Closed viv-eth closed 9 months ago

viv-eth commented 10 months ago

The SW libraries have been restructured into separate folders to ease data generation and verification (Occamy only).

This PR implements the following kernels:

  1. Multi-cluster GEMM with tiling + verification
  2. Matrix concatenation + verification
  3. FlashAttention-2
  4. Fused linear and concatenation layer with logarithmic reduction + verification
  5. i-GeLu activation function + verification
  6. LayerNorm

The following utilities have been added:

  1. Safe float/integer casts to ensure consistency
  2. Convenient 2D DMA transfer functions
  3. Global Reduction function for binary tree reduction across multiple clusters

⚠️Currently dummy functions are used for the exponential due to a HW bug in the FPU and integer core synchronization.

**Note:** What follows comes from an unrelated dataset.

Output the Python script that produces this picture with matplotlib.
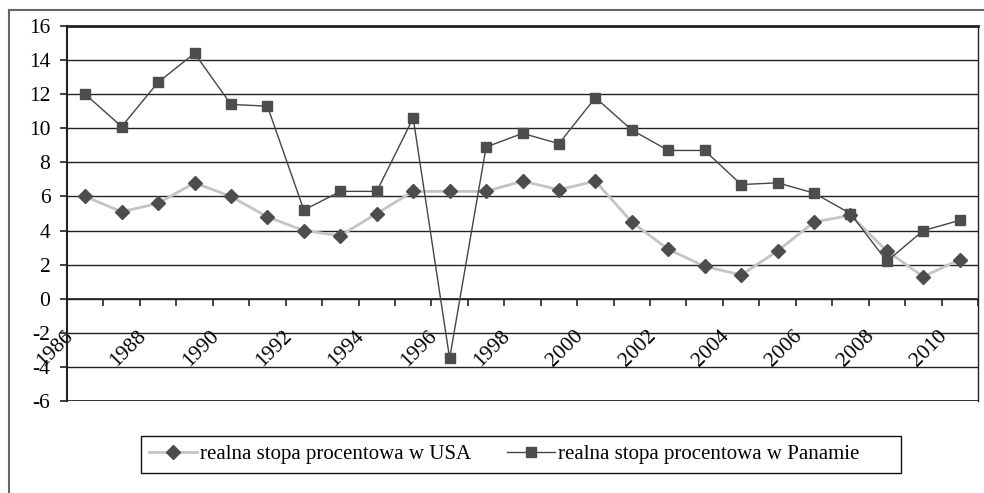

This will be reverted as soon as the feature is implemented.

colluca commented 10 months ago

If we cherry-pick 18554fc57d8f4ecd424b222c4fcb94a784a6cbca and 420dfb3cc2f2478599d89f8c590a686e9564fc0f we can also add LayerNorm to the CI, while we wait for the release of the -mno-fdiv supporting toolchain.

fischeti commented 10 months ago

Is this now a draft or not?

colluca commented 10 months ago

⚠️Currently dummy functions are used for the exponential due to a HW bug in the FPU and integer core synchronization. This will be reverted as soon as the feature is implemented.

What do you mean "dummy" functions? I did implement correct versions in the math library, did you cherry-pick those commits?